Hardcover, 160 pages
Published March 13th 2018 by Doubleday Canada
Nobody wants to know why Indian women leave or where they go. Our bodies walk across highways from dances of our youth into missing narratives with strobe lights or sweet drinks in our small purses, or the talk of leaving. The truth of our leaving or coming into the world is never told.
As a writer, I always seek to show the truth of myself in all the stories I write but I have the facade of fiction to hide behind. Terese Marie Mailhot, in Heart Berries, lays herself bare in such searing and beautiful ways that are a testament to both the courage of her self and the beauty of her soul.
The back copy of this book calls it a memoir but Heart Berries is so much more than that. I don’t know if I can properly articulate the experience that is reading this book but I am going to try. With this book, Mailhot both asserts her individuality, defying the people who try to stereotype her as a First Nations writer, and embraces her heritage as a First Nations writer. To unwrap this seemingly contrary statement, consider this.

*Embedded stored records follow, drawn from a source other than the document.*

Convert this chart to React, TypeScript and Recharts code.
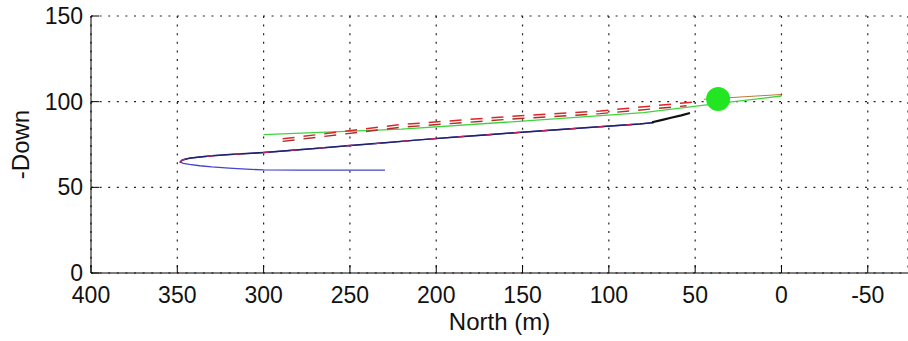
import React from "react";
import { ComposedChart, Line, Scatter, XAxis, YAxis, CartesianGrid } from "recharts";

// North (m) / -Down (m)
const northTicks = [400, 350, 300, 250, 200, 150, 100, 50, 0, -50];
const downTicks = [0, 50, 100, 150];

const blueNorth = [229.7, 260, 280, 300, 310, 320, 330, 337, 343, 346.5, 348.4, 347, 343, 337, 330, 320, 310, 300, 285, 270, 250, 230, 210, 190, 170, 150, 130, 110, 95, 82, 74];
const blueDown = [60.1, 60.1, 60.1, 60.2, 60.6, 61.2, 61.9, 62.6, 63.4, 64.0, 64.8, 66.0, 67.0, 67.7, 68.4, 69.1, 69.7, 70.3, 71.5, 72.7, 74.4, 76.0, 77.7, 79.3, 80.7, 82.2, 83.6, 85.0, 86.1, 87.0, 87.8];

// upper branch of the blue track, drawn again darker on top
const overNorth = [348.4, 347, 343, 337, 330, 320, 310, 300, 285, 270, 250, 230, 210, 190, 170, 150, 130, 110, 95, 82, 74];
const overDown = [64.8, 66.0, 67.0, 67.7, 68.4, 69.1, 69.7, 70.3, 71.5, 72.7, 74.4, 76.0, 77.7, 79.3, 80.7, 82.2, 83.6, 85.0, 86.1, 87.0, 87.8];

const blackNorth = [75, 69, 64, 58, 53];
const blackDown = [88.0, 89.4, 90.6, 92.0, 93.4];

const greenNorth = [300, 220, 160, 80, 40, 0];
const greenDown = [80.8, 84.0, 88.0, 93.6, 98.6, 103.3];

const redANorth = [289, 221, 160, 105, 47];
const redADown = [78.3, 86.6, 91.2, 94.6, 100.2];
const redBNorth = [289, 221, 160, 105, 55];
const redBDown = [76.8, 85.0, 89.6, 93.0, 97.6];
const brownNorth = [45, 0];
const brownDown = [101.4, 104.2];

const markerNorth = [36.7];
const markerDown = [101.6];

const pts = (xs: number[], ys: number[]) => xs.map((x, i) => ({ x, y: ys[i] }));

const FONT = "'Liberation Sans', Arial, sans-serif";

const XTick = (props: any) => {
  const { x, y, payload } = props;
  return (
    <g>
      <line x1={x} x2={x} y1={y} y2={y - 8} stroke="#000" />
      <text x={x} y={y + 30} textAnchor="middle" fontSize={23} fontFamily={FONT} fill="#111">
        {payload.value}
      </text>
    </g>
  );
};

const YTick = (props: any) => {
  const { x, y, payload } = props;
  return (
    <g>
      <line x1={x} x2={x + 8} y1={y} y2={y} stroke="#000" />
      <text x={x - 8} y={y + 8} textAnchor="end" fontSize={23} fontFamily={FONT} fill="#111">
        {payload.value}
      </text>
    </g>
  );
};

export default function App() {
  return (
    <div style={{ position: "absolute", left: 0, top: 0, width: 908, height: 341, background: "#fff" }}>
      <ComposedChart width={908} height={341} margin={{ top: 16, right: 0, bottom: 0, left: 0 }}>
        <CartesianGrid stroke="#222" strokeWidth={1.2} strokeDasharray="2 6.6" />
        <XAxis
          type="number"
          dataKey="x"
          domain={[-73.3, 400]}
          ticks={northTicks}
          reversed
          allowDataOverflow
          height={68}
          tickSize={0}
          tickMargin={0}
          tick={<XTick />}
          axisLine={{ stroke: "#000" }}
          label={{ value: "North (m)", position: "insideBottom", offset: 11, fontSize: 24, fontFamily: FONT, fill: "#111" }}
        />
        <YAxis
          type="number"
          dataKey="y"
          domain={[0, 150]}
          ticks={downTicks}
          allowDataOverflow
          width={91}
          tickSize={0}
          tickMargin={0}
          tick={<YTick />}
          axisLine={{ stroke: "#000" }}
          label={{
            content: (p: any) => {
              const vb = p.viewBox;
              const cx = vb.x + 20;
              const cy = vb.y + vb.height / 2;
              return (
                <text x={cx} y={cy} transform={`rotate(-90 ${cx} ${cy})`} textAnchor="middle" dominantBaseline="central" fontSize={24} fontFamily={FONT} fill="#111">
                  -Down
                </text>
              );
            },
          }}
        />
        <Line data={pts(greenNorth, greenDown)} dataKey="y" stroke="#3ed43e" strokeWidth={1.3} dot={false} isAnimationActive={false} />
        <Line data={pts(brownNorth, brownDown)} dataKey="y" stroke="#b87a3c" strokeWidth={1} dot={false} isAnimationActive={false} />
        <Line data={pts(redBNorth, redBDown)} dataKey="y" stroke="#a8302a" strokeWidth={1.4} strokeDasharray="12 9" dot={false} isAnimationActive={false} />
        <Line data={pts(redANorth, redADown)} dataKey="y" stroke="#e02424" strokeWidth={1.5} strokeDasharray="12 9" dot={false} isAnimationActive={false} />
        <Line data={pts(blueNorth, blueDown)} dataKey="y" stroke="#4444cc" strokeWidth={1.3} dot={false} isAnimationActive={false} />
        <Line data={pts(overNorth, overDown)} dataKey="y" stroke="#22226a" strokeWidth={1.5} dot={false} isAnimationActive={false} />
        <Line data={pts(overNorth, overDown)} dataKey="y" stroke="#c0245a" strokeWidth={1.4} strokeDasharray="6 22" dot={false} isAnimationActive={false} />
        <Line data={pts(blackNorth, blackDown)} dataKey="y" stroke="#111" strokeWidth={2.2} dot={false} isAnimationActive={false} />
        <Scatter
          data={pts(markerNorth, markerDown)}
          dataKey="y"
          isAnimationActive={false}
          shape={(p: any) => <circle cx={p.cx} cy={p.cy} r={12} fill="#22e622" />}
        />
      </ComposedChart>
    </div>
  );
}
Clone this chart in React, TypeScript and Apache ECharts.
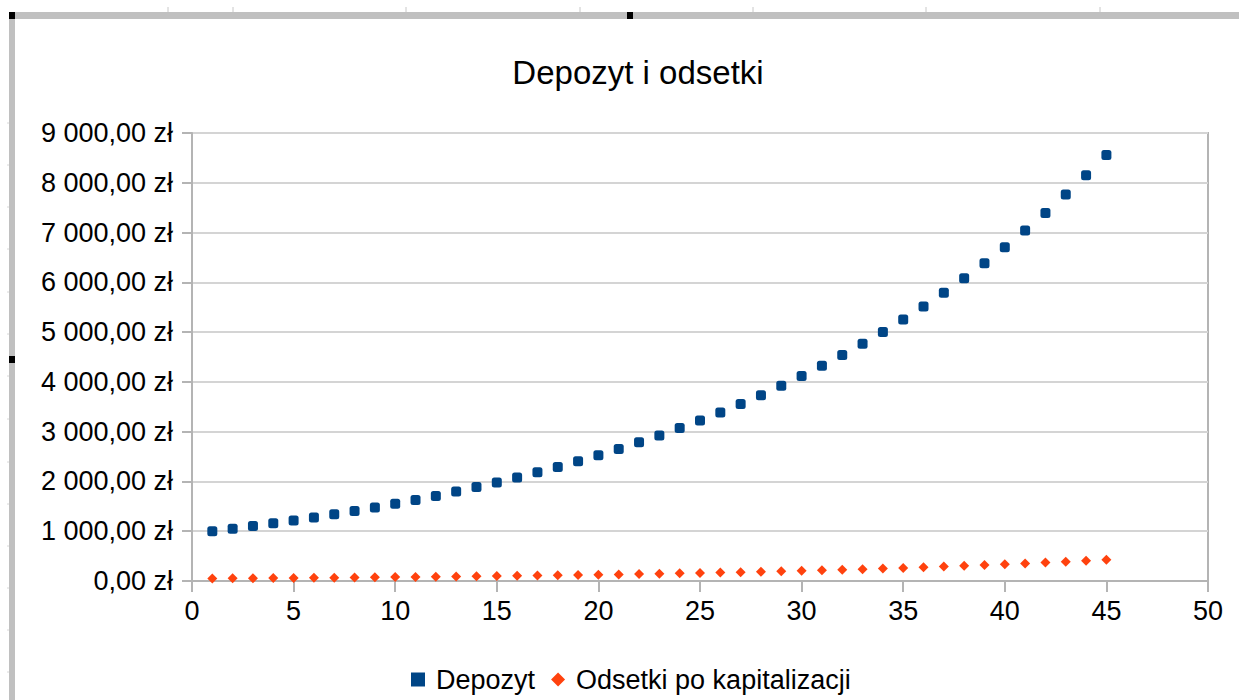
import React, { useEffect, useRef } from "react";
import * as echarts from "echarts";

const years: number[] = [
  1, 2, 3, 4, 5, 6, 7, 8, 9, 10, 11, 12, 13, 14, 15, 16, 17, 18, 19, 20, 21, 22, 23,
  24, 25, 26, 27, 28, 29, 30, 31, 32, 33, 34, 35, 36, 37, 38, 39, 40, 41, 42, 43, 44, 45,
];

const depozyt: number[] = [
  1000, 1050, 1103, 1158, 1216, 1276, 1340, 1407, 1477, 1551, 1629, 1710, 1796, 1886,
  1980, 2079, 2183, 2292, 2407, 2527, 2653, 2786, 2925, 3072, 3225, 3386, 3556, 3733,
  3920, 4116, 4322, 4538, 4765, 5003, 5253, 5516, 5792, 6081, 6385, 6705, 7040, 7392,
  7762, 8150, 8557,
];

const odsetki: number[] = [
  50, 53, 55, 58, 61, 64, 67, 70, 74, 78, 81, 86, 90, 94, 99, 104, 109, 115, 120, 126,
  133, 139, 146, 154, 161, 169, 178, 187, 196, 206, 216, 226, 238, 250, 262, 275, 289,
  304, 319, 335, 352, 370, 388, 407, 428,
];

const titleText = "Depozyt i odsetki";
const seriesNames = ["Depozyt", "Odsetki po kapitalizacji"];

const FONT = "'Liberation Sans', Arial, sans-serif";

function formatZl(v: number): string {
  const s = Math.round(v).toString().replace(/\B(?=(\d{3})+(?!\d))/g, " ");
  return s + ",00 zł";
}

const topRulerTicks = [168, 233, 406, 580, 753, 926, 1100];
const leftRulerTicks = [123, 165, 207, 249, 292, 334, 376, 419, 462, 504, 546, 588, 630, 672];

export default function App() {
  const ref = useRef<HTMLDivElement>(null);
  useEffect(() => {
    if (!ref.current) return;
    const chart = echarts.init(ref.current, undefined, { renderer: "svg" });
    const grey = "#c0c0c0";
    const graphics: any[] = [
      { type: "rect", shape: { x: 9, y: 12, width: 1240, height: 7 }, style: { fill: grey }, silent: true },
      { type: "rect", shape: { x: 9, y: 12, width: 6, height: 700 }, style: { fill: grey }, silent: true },
      { type: "rect", shape: { x: 9, y: 12, width: 6, height: 7 }, style: { fill: "#000" }, silent: true },
      { type: "rect", shape: { x: 627, y: 12, width: 6, height: 7 }, style: { fill: "#000" }, silent: true },
      { type: "rect", shape: { x: 9, y: 356, width: 6, height: 7 }, style: { fill: "#000" }, silent: true },
    ];
    topRulerTicks.forEach((x) =>
      graphics.push({
        type: "line",
        shape: { x1: x, y1: 7, x2: x, y2: 12 },
        style: { stroke: "#c8c8c8", lineWidth: 1 },
        silent: true,
      })
    );
    leftRulerTicks.forEach((y) =>
      graphics.push({
        type: "line",
        shape: { x1: 7, y1: y, x2: 9, y2: y },
        style: { stroke: "#d8d8d8", lineWidth: 1 },
        silent: true,
      })
    );

    chart.setOption({
      animation: false,
      backgroundColor: "#ffffff",
      textStyle: { fontFamily: FONT },
      title: {
        text: titleText,
        left: 633,
        top: 51,
        textAlign: "center",
        textStyle: { fontFamily: FONT, fontSize: 33, fontWeight: "normal", color: "#000" },
      },
      grid: {
        left: 192,
        right: 31,
        top: 133,
        bottom: 119,
        show: true,
        borderColor: "#b4b4b4",
        borderWidth: 2,
        backgroundColor: "transparent",
      },
      legend: {
        left: 406,
        top: 661,
        itemWidth: 14,
        itemHeight: 14,
        itemGap: 16,
        textStyle: { fontFamily: FONT, fontSize: 27, color: "#000", padding: [0, 0, 0, 6] },
        data: [
          { name: seriesNames[0], icon: "rect" },
          { name: seriesNames[1], icon: "diamond" },
        ],
      },
      xAxis: {
        type: "value",
        min: 0,
        max: 50,
        interval: 5,
        axisLine: { show: true, lineStyle: { color: "#b4b4b4", width: 2 } },
        axisTick: { show: true, length: 11, lineStyle: { color: "#b4b4b4", width: 2 } },
        splitLine: { show: false },
        axisLabel: { margin: 16, fontSize: 27, color: "#000", fontFamily: FONT },
      },
      yAxis: {
        type: "value",
        min: 0,
        max: 9000,
        interval: 1000,
        axisLine: { show: true, lineStyle: { color: "#b4b4b4", width: 2 } },
        axisTick: { show: true, length: 10, lineStyle: { color: "#b4b4b4", width: 2 } },
        splitLine: { show: true, lineStyle: { color: "#d4d4d4", width: 2 } },
        axisLabel: {
          margin: 19,
          fontSize: 27,
          color: "#000",
          fontFamily: FONT,
          formatter: (v: number) => formatZl(v),
        },
      },
      series: [
        {
          name: seriesNames[0],
          type: "scatter",
          symbol: "roundRect",
          symbolSize: 10,
          itemStyle: { color: "#004586", opacity: 1 },
          data: years.map((x, i) => [x, depozyt[i]]),
        },
        {
          name: seriesNames[1],
          type: "scatter",
          symbol: "diamond",
          symbolSize: 10,
          itemStyle: { color: "#ff420e", opacity: 1 },
          data: years.map((x, i) => [x, odsetki[i]]),
        },
      ],
      graphic: graphics,
    });
    return () => chart.dispose();
  }, []);
  return (
    <div
      ref={ref}
      style={{ position: "fixed", left: 0, top: 0, width: 1239, height: 700, background: "#fff" }}
    />
  );
}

For many people, First Nation culture, religion, and people are relics consigned to museums because of their antiquity. First Nation peoples and cultures are not considered vibrant and contemporary things that exist in the modern world. First Nations people are stereotyped and exoticized in mainstream media; they are often made invisible.
My story was maltreated. The words were too wrong and ugly to speak. I tried to tell someone my story, but he thought it was a hustle. He marked it as solicitation. The man took me shopping with his pity. I was silenced by charity–like so many Indians. I kept my hands out. My story became the hustle.
With Heart Berries, Mailhot controls the narrative. She lays bare her inner self, without flinching from the judgement–indeed, she defies the reader to judge her. She speaks for herself, unapologetic in the expression of her pain and her humanity.
In my first writing classes, my professor told me that the human condition was misery. I’m a river widened by misery, and the potency of my language is more than human. It’s an Indian condition to be proud of survival but reluctant to call it resilience. Resilience seems ascribed to a human conditioning in white people.
There were moments during my reading when I felt like I should stop because I felt like I was reading something too personal; I felt like a spectator to someone’s acute pain. However, Mailhot’s prose made stopping impossible. The poetry of her language conveys her journey to herself so perfectly. She writes about her childhood, her love life, her motherhood, poverty, and mental illness without flinching or giving excuses. You have to respect that kind of bravery–very few evince it.
We don’t own our mothers. We don’t own our bodies or our land–maybe I’m unsure. We become the land when we are buried in it. Our grandmothers have been uprooted and shelved in boxes, placed on slabs of plastic, or packed neatly in rooms, or turned into artifact–all after proper burials. Indians aren’t always allowed to rest in peace. I want to be buried in a bone garden with my ancestors someday. I’d like to belong to that.
There have been many accolades heaped on this book and many more will be awarded to it in the future–just know that it deserves all of them. I can’t review this book or give it stars–you can’t evaluate someone’s soul when you are only human. You should read this book.